***** DATA SUPPLIED *****
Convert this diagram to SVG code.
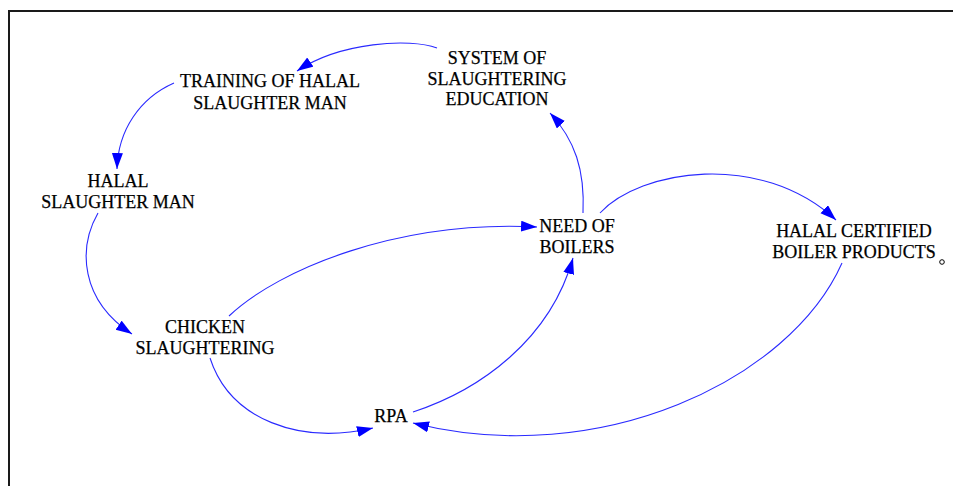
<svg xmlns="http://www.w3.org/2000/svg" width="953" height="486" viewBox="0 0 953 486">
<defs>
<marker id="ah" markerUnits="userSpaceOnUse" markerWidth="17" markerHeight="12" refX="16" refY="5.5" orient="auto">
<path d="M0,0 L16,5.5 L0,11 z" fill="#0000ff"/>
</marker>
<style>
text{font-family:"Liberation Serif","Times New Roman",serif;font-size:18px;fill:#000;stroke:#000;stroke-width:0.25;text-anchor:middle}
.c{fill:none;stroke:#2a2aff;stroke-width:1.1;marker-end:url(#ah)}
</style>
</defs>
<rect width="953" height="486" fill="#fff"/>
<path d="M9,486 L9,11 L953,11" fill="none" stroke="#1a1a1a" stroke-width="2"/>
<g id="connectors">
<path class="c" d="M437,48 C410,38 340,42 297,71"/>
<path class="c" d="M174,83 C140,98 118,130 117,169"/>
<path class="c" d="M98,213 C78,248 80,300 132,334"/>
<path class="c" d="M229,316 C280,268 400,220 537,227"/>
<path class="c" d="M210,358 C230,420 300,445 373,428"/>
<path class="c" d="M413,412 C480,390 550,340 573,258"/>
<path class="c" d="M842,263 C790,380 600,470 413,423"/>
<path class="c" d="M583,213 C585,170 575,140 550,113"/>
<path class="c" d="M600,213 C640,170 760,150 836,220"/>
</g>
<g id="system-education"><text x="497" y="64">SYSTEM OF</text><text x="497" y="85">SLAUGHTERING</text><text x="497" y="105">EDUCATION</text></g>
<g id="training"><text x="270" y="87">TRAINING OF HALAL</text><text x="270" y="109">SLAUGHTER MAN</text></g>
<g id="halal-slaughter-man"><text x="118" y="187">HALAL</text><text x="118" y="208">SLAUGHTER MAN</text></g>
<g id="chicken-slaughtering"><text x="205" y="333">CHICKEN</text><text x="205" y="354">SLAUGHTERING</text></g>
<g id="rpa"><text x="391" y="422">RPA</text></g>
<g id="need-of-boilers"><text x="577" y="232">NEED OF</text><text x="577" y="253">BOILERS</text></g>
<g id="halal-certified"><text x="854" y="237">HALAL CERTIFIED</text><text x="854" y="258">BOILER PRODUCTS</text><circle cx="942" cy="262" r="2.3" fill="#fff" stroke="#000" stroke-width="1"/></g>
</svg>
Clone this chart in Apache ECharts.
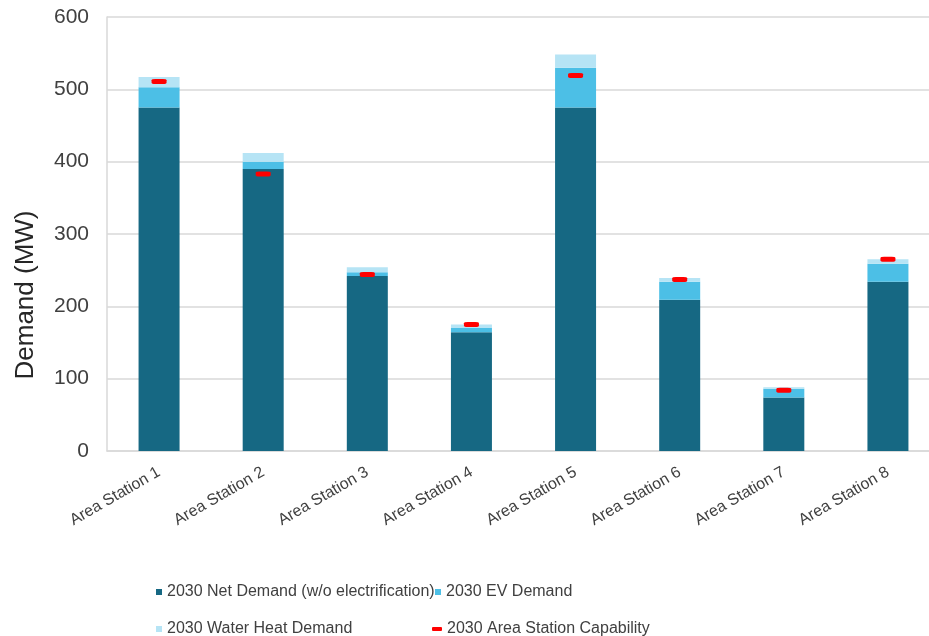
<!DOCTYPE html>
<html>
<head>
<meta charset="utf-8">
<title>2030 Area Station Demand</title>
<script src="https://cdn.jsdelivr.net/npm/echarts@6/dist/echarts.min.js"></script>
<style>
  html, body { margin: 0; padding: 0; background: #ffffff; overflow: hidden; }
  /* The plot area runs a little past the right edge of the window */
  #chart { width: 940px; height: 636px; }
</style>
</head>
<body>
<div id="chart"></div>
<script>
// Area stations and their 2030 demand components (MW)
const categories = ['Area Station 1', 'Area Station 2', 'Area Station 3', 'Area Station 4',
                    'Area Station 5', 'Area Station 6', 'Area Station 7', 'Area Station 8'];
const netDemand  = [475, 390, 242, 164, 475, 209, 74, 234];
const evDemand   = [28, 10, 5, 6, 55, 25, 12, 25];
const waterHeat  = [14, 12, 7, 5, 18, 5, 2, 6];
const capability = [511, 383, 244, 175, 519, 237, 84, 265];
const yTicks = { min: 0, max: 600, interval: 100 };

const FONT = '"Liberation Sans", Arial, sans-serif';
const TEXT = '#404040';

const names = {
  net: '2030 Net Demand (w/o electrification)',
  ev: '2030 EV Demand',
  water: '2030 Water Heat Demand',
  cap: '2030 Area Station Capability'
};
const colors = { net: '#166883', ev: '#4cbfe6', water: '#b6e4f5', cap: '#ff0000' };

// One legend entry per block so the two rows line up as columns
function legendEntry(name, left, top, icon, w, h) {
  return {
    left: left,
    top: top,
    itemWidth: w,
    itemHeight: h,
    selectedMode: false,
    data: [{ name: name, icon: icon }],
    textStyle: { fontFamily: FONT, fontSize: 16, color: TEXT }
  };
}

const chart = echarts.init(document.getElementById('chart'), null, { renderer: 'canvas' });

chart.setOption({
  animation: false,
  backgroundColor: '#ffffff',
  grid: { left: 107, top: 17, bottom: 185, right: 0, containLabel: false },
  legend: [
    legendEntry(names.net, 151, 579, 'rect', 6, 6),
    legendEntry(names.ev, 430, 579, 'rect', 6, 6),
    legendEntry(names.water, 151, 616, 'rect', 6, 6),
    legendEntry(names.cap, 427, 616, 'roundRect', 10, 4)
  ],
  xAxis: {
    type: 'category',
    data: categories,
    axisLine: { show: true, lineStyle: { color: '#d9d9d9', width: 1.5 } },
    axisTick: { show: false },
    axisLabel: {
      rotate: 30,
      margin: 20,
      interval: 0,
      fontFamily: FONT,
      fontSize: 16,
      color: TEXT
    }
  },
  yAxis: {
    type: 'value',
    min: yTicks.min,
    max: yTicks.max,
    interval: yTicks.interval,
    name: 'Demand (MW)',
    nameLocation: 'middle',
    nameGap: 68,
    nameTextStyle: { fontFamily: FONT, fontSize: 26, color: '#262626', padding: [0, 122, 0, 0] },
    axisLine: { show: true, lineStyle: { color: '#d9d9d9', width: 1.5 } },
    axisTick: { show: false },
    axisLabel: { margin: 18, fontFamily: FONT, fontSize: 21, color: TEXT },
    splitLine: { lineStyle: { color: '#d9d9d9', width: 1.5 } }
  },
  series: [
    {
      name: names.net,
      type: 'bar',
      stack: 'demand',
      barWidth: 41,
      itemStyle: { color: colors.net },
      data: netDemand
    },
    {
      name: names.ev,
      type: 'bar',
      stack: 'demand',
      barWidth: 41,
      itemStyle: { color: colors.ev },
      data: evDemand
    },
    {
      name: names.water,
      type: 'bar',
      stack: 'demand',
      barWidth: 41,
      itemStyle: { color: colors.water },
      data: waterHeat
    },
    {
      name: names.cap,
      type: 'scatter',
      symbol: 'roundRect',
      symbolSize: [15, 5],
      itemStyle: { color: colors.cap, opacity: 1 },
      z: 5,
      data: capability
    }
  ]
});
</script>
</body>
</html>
*****
EXERCISE
Transcribe every line in the entries above, taking out only the images.

RESPONSE TO THE EXERCISE
Convert this diagram to SVG code.
<svg xmlns="http://www.w3.org/2000/svg" width="953" height="486" viewBox="0 0 953 486">
<defs>
<marker id="ah" markerUnits="userSpaceOnUse" markerWidth="17" markerHeight="12" refX="16" refY="5.5" orient="auto">
<path d="M0,0 L16,5.5 L0,11 z" fill="#0000ff"/>
</marker>
<style>
text{font-family:"Liberation Serif","Times New Roman",serif;font-size:18px;fill:#000;stroke:#000;stroke-width:0.25;text-anchor:middle}
.c{fill:none;stroke:#2a2aff;stroke-width:1.1;marker-end:url(#ah)}
</style>
</defs>
<rect width="953" height="486" fill="#fff"/>
<path d="M9,486 L9,11 L953,11" fill="none" stroke="#1a1a1a" stroke-width="2"/>
<g id="connectors">
<path class="c" d="M437,48 C410,38 340,42 297,71"/>
<path class="c" d="M174,83 C140,98 118,130 117,169"/>
<path class="c" d="M98,213 C78,248 80,300 132,334"/>
<path class="c" d="M229,316 C280,268 400,220 537,227"/>
<path class="c" d="M210,358 C230,420 300,445 373,428"/>
<path class="c" d="M413,412 C480,390 550,340 573,258"/>
<path class="c" d="M842,263 C790,380 600,470 413,423"/>
<path class="c" d="M583,213 C585,170 575,140 550,113"/>
<path class="c" d="M600,213 C640,170 760,150 836,220"/>
</g>
<g id="system-education"><text x="497" y="64">SYSTEM OF</text><text x="497" y="85">SLAUGHTERING</text><text x="497" y="105">EDUCATION</text></g>
<g id="training"><text x="270" y="87">TRAINING OF HALAL</text><text x="270" y="109">SLAUGHTER MAN</text></g>
<g id="halal-slaughter-man"><text x="118" y="187">HALAL</text><text x="118" y="208">SLAUGHTER MAN</text></g>
<g id="chicken-slaughtering"><text x="205" y="333">CHICKEN</text><text x="205" y="354">SLAUGHTERING</text></g>
<g id="rpa"><text x="391" y="422">RPA</text></g>
<g id="need-of-boilers"><text x="577" y="232">NEED OF</text><text x="577" y="253">BOILERS</text></g>
<g id="halal-certified"><text x="854" y="237">HALAL CERTIFIED</text><text x="854" y="258">BOILER PRODUCTS</text><circle cx="942" cy="262" r="2.3" fill="#fff" stroke="#000" stroke-width="1"/></g>
</svg>
Clone this chart in Apache ECharts.
<!DOCTYPE html>
<html>
<head>
<meta charset="utf-8">
<title>2030 Area Station Demand</title>
<script src="https://cdn.jsdelivr.net/npm/echarts@6/dist/echarts.min.js"></script>
<style>
  html, body { margin: 0; padding: 0; background: #ffffff; overflow: hidden; }
  /* The plot area runs a little past the right edge of the window */
  #chart { width: 940px; height: 636px; }
</style>
</head>
<body>
<div id="chart"></div>
<script>
// Area stations and their 2030 demand components (MW)
const categories = ['Area Station 1', 'Area Station 2', 'Area Station 3', 'Area Station 4',
                    'Area Station 5', 'Area Station 6', 'Area Station 7', 'Area Station 8'];
const netDemand  = [475, 390, 242, 164, 475, 209, 74, 234];
const evDemand   = [28, 10, 5, 6, 55, 25, 12, 25];
const waterHeat  = [14, 12, 7, 5, 18, 5, 2, 6];
const capability = [511, 383, 244, 175, 519, 237, 84, 265];
const yTicks = { min: 0, max: 600, interval: 100 };

const FONT = '"Liberation Sans", Arial, sans-serif';
const TEXT = '#404040';

const names = {
  net: '2030 Net Demand (w/o electrification)',
  ev: '2030 EV Demand',
  water: '2030 Water Heat Demand',
  cap: '2030 Area Station Capability'
};
const colors = { net: '#166883', ev: '#4cbfe6', water: '#b6e4f5', cap: '#ff0000' };

// One legend entry per block so the two rows line up as columns
function legendEntry(name, left, top, icon, w, h) {
  return {
    left: left,
    top: top,
    itemWidth: w,
    itemHeight: h,
    selectedMode: false,
    data: [{ name: name, icon: icon }],
    textStyle: { fontFamily: FONT, fontSize: 16, color: TEXT }
  };
}

const chart = echarts.init(document.getElementById('chart'), null, { renderer: 'canvas' });

chart.setOption({
  animation: false,
  backgroundColor: '#ffffff',
  grid: { left: 107, top: 17, bottom: 185, right: 0, containLabel: false },
  legend: [
    legendEntry(names.net, 151, 579, 'rect', 6, 6),
    legendEntry(names.ev, 430, 579, 'rect', 6, 6),
    legendEntry(names.water, 151, 616, 'rect', 6, 6),
    legendEntry(names.cap, 427, 616, 'roundRect', 10, 4)
  ],
  xAxis: {
    type: 'category',
    data: categories,
    axisLine: { show: true, lineStyle: { color: '#d9d9d9', width: 1.5 } },
    axisTick: { show: false },
    axisLabel: {
      rotate: 30,
      margin: 20,
      interval: 0,
      fontFamily: FONT,
      fontSize: 16,
      color: TEXT
    }
  },
  yAxis: {
    type: 'value',
    min: yTicks.min,
    max: yTicks.max,
    interval: yTicks.interval,
    name: 'Demand (MW)',
    nameLocation: 'middle',
    nameGap: 68,
    nameTextStyle: { fontFamily: FONT, fontSize: 26, color: '#262626', padding: [0, 122, 0, 0] },
    axisLine: { show: true, lineStyle: { color: '#d9d9d9', width: 1.5 } },
    axisTick: { show: false },
    axisLabel: { margin: 18, fontFamily: FONT, fontSize: 21, color: TEXT },
    splitLine: { lineStyle: { color: '#d9d9d9', width: 1.5 } }
  },
  series: [
    {
      name: names.net,
      type: 'bar',
      stack: 'demand',
      barWidth: 41,
      itemStyle: { color: colors.net },
      data: netDemand
    },
    {
      name: names.ev,
      type: 'bar',
      stack: 'demand',
      barWidth: 41,
      itemStyle: { color: colors.ev },
      data: evDemand
    },
    {
      name: names.water,
      type: 'bar',
      stack: 'demand',
      barWidth: 41,
      itemStyle: { color: colors.water },
      data: waterHeat
    },
    {
      name: names.cap,
      type: 'scatter',
      symbol: 'roundRect',
      symbolSize: [15, 5],
      itemStyle: { color: colors.cap, opacity: 1 },
      z: 5,
      data: capability
    }
  ]
});
</script>
</body>
</html>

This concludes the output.